IT, bukan film horror kacangan

Oleh: Lalu Ahmad Hamdani - Minggu, 10 Sep 2017 15:34 WIB

Sensasi menonton film ini serasa naik roller coaster. Emosi saya serasa diaduk-aduk.

Adegan pembuka film It mampu membuat saya kaku selama lima menit. Saya catat, ketegangan di awal film itu disebabkan guyuran hujan lebat, denting piano yang memainkan lagu bertempo lambat. Belum apa-apa, film ini sudah mencoba merogoh ketakutan saya. Sesekali, suara guntur dan halilintar di luar rumah membuat saya was-was.
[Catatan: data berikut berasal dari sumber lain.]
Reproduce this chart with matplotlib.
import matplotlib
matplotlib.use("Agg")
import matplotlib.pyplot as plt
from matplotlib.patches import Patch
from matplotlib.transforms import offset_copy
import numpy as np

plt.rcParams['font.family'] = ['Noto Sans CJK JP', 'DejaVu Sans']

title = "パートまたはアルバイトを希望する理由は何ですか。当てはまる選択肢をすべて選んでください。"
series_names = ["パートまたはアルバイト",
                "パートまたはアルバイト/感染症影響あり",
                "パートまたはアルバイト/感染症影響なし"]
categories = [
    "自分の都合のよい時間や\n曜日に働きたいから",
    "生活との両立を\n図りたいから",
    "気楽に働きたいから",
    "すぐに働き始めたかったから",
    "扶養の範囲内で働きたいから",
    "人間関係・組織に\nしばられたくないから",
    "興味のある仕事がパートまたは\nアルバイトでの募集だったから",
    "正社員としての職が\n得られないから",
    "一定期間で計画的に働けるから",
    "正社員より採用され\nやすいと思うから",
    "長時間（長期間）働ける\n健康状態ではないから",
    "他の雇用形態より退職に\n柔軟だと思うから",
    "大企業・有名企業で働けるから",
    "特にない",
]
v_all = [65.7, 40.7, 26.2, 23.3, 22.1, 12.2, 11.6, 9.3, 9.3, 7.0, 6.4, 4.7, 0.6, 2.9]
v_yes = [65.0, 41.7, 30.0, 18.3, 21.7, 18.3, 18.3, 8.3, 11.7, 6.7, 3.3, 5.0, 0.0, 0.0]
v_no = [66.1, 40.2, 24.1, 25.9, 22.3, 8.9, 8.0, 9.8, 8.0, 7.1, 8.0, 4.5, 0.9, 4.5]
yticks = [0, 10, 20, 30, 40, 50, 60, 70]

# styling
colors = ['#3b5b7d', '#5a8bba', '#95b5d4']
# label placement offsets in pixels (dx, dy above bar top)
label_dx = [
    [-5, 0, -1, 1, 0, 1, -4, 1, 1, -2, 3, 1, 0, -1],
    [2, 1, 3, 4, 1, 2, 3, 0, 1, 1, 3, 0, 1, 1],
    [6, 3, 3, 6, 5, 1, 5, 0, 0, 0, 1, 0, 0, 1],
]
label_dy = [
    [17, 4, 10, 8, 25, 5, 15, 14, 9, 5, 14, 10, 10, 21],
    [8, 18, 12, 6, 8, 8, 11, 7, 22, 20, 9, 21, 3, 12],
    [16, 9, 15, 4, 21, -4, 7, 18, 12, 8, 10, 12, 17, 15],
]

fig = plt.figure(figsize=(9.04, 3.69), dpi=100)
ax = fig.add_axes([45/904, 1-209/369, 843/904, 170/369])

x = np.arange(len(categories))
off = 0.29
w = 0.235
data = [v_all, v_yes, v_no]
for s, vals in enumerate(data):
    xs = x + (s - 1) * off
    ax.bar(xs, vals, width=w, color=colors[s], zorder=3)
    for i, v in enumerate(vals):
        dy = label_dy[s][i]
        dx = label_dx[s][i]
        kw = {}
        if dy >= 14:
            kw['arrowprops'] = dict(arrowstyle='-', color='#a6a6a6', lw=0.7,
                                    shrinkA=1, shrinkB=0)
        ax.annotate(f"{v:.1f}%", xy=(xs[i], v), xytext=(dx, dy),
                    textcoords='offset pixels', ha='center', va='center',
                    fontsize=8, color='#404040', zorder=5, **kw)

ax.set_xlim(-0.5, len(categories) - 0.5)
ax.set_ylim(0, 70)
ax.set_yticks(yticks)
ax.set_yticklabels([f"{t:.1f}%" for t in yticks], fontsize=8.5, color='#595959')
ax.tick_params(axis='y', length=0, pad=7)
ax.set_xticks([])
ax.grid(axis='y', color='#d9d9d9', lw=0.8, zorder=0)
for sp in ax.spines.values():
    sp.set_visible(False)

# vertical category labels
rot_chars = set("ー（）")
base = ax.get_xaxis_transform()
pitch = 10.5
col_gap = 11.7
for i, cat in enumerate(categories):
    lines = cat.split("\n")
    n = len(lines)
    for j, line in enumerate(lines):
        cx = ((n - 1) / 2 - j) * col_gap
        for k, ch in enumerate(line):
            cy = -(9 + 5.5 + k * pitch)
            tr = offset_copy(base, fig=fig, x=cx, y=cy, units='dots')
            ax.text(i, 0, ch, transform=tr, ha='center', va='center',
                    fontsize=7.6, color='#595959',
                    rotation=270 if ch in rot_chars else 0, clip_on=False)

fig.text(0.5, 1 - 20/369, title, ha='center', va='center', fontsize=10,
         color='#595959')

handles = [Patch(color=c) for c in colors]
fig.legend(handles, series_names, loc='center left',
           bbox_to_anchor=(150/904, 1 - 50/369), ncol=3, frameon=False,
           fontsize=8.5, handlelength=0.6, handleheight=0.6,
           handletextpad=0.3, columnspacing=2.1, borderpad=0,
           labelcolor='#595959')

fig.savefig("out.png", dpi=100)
Saya berusaha menebak-nebak, apa yang akan terjadi pada anak kecil, Georgie, dalam adegan pembuka itu. Ini saya lakukan agar tak terlalu kaget saat film ini nanti memberi kejutan-kejutan khas film horror. Sialnya, sutradara menata semua adegan dan alur dengan sangat terampil. Akibatnya, saya tidak mampu memprediksi dari arah mana pertahanan mental saya diserang.

Georgie sudah sampai di tangga ruang bawah tanah rumahnya. Ruangan itu gelap gulita. Setelah mengumpulkan keberaniannya, Georgie pun melangkah. Kemudian, “krsskkk!”
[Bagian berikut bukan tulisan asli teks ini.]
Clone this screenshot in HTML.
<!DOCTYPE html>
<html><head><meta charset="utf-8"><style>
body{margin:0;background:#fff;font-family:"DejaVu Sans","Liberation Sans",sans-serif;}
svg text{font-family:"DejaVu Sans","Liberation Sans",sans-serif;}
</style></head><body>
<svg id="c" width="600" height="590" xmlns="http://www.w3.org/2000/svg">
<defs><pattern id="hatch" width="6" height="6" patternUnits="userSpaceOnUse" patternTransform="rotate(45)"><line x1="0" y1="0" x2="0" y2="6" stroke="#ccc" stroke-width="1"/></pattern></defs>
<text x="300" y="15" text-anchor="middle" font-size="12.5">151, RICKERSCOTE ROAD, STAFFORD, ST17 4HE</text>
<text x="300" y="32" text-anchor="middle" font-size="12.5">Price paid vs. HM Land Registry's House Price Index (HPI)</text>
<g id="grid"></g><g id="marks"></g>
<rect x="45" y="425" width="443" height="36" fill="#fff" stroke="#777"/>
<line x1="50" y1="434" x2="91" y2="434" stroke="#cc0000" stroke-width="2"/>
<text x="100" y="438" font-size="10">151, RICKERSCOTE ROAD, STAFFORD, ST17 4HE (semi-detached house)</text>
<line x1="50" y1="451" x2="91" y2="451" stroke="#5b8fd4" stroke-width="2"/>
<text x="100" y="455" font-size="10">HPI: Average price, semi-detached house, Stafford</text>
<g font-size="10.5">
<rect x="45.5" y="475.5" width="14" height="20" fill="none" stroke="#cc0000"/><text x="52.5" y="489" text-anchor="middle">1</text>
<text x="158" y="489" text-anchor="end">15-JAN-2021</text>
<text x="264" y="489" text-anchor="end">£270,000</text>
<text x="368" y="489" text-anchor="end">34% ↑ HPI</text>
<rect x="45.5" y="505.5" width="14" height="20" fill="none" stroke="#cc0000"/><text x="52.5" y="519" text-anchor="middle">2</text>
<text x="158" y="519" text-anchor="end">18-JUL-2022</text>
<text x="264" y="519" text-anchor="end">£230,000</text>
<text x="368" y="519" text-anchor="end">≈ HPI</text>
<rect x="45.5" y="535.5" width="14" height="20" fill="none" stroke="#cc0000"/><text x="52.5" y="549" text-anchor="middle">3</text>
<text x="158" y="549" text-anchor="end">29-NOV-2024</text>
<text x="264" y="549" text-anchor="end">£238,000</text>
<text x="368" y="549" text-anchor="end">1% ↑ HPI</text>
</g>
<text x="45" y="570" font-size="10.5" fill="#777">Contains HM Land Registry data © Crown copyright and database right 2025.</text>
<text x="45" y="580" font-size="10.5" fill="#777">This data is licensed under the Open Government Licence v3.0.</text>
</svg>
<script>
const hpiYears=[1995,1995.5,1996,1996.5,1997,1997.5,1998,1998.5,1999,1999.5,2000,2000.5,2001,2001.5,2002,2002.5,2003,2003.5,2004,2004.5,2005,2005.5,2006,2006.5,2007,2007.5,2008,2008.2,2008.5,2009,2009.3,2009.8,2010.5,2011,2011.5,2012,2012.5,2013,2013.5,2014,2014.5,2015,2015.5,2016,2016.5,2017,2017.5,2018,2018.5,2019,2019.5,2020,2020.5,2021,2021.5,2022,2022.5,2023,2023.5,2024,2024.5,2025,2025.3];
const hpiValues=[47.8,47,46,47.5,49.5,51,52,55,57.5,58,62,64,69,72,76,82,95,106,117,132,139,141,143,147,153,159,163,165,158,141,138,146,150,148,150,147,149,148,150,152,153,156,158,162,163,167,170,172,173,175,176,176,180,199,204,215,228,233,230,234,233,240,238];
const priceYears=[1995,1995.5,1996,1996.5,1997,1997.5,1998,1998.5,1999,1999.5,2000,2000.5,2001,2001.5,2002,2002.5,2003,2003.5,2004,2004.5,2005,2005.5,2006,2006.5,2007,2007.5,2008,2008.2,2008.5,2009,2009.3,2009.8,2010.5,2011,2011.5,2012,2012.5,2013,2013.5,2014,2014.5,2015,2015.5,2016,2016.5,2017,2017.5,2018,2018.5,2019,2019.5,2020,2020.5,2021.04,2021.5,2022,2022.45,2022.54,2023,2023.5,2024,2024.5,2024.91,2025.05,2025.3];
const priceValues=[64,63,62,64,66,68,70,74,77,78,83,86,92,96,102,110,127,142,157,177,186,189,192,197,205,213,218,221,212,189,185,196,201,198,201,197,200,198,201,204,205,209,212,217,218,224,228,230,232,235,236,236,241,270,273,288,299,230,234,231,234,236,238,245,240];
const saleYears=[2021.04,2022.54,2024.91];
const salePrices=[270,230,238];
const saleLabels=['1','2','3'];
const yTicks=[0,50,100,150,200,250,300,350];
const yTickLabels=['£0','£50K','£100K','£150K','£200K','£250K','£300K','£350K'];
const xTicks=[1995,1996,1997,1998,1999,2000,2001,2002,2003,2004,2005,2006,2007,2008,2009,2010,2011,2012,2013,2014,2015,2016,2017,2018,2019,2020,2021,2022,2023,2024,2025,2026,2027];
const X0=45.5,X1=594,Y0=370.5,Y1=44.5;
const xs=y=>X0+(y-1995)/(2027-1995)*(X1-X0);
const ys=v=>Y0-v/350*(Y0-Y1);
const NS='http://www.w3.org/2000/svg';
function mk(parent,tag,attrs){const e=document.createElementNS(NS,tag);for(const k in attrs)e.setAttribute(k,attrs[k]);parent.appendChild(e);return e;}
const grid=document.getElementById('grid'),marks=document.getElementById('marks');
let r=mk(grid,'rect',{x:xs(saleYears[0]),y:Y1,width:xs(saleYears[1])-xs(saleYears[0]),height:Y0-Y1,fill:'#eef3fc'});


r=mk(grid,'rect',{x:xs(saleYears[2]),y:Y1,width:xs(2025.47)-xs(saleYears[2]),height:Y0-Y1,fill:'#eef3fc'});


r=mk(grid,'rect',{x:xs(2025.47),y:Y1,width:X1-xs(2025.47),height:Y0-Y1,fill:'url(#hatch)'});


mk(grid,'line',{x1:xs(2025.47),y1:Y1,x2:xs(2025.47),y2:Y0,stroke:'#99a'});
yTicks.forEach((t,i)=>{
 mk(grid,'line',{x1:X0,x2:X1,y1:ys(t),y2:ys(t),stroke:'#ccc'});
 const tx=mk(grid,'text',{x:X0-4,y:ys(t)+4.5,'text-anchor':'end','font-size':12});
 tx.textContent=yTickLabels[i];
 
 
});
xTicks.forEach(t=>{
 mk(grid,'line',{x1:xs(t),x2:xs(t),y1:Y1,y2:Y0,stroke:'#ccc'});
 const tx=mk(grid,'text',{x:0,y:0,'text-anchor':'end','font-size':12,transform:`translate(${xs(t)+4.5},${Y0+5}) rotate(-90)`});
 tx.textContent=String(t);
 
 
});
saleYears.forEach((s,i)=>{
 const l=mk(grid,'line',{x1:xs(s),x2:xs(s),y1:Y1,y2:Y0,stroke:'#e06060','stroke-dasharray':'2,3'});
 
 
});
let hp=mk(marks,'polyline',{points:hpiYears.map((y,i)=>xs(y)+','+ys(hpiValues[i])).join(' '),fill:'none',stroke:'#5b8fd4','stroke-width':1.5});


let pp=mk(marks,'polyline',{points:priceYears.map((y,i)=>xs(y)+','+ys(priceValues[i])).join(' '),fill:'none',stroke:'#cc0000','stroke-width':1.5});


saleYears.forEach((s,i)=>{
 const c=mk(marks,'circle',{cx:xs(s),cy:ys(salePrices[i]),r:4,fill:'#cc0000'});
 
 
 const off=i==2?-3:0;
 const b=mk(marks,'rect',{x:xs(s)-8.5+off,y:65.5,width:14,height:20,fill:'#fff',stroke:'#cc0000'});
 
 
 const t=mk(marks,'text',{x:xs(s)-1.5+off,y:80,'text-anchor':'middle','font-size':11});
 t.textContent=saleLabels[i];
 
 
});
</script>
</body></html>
Georgie kaget, semua yang di dalam bioskop juga terhenyak kaget. Sialan! itu suara walkie talkie yang dibawa Georgie dalam saku jas hujan kuningnya. Bill, sang kakak, menghubungi Georgie lewat walkie talkie itu sekadar memberi tahu di mana persisnya wax yang dicari itu, disimpan di lantai dawah tanah.

Lepas dari adegan kegelapan lantai bawah tanah, otot saya sedikit santai. Hanya ada dua saudara laki-laki manis yang bercakap-cakap. Bill mengolesi perahu kertas Georgie dengan wax yang barusan diambil. Setelah itu, Georgie pun pamit keluar untuk main hujan-hujanan sambil meluncurkan perahu kertasnya. Batin saya berkata, “Nah, ini dia!”